Renunciation is the translation of the Sanskrit term aparigraha, (non-grasping). Renunciation was one of cardinal principles for residents of Gandhi’s ashrams. This attitude of renouncing personal attachment to anything — an object, another person, even an idea or opinion — is the key to self mastery, and also the spiritual key to freedom from coercion by others. If you desire something for yourself alone, that desire will control you, and others will be able to control you by threatening to withhold or take what you desire. If you renounce the desire, you unleash your own capacity to act in freedom, including the capacity to act nonviolently. This dynamic can be paraphrased as ― ask yourself what they are holding over you; renounce that, and you are free.

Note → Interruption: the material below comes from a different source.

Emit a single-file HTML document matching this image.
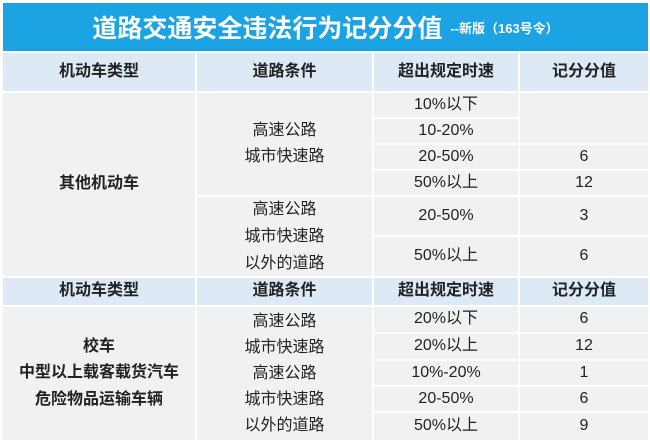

As an example, when Daniel Ellsberg was deciding what to do with the Pentagon Papers, he was at first paralyzed by anxiety about what would happen to him if he made them public. At some point it occurred to him to ask himself, If I were willing to go to jail, what might I do with them? He realized the answer to his question was that by renouncing his own freedom he would then be free to release the papers.
In the extreme, if you renounce attachment to your physical body, the threat of violence loses its power. To quote Albert Szent-Gyeorgyi, “[Gandhi] taught the world that there are higher things than force, higher even than life itself; he proved that force had lost its suggestive power.”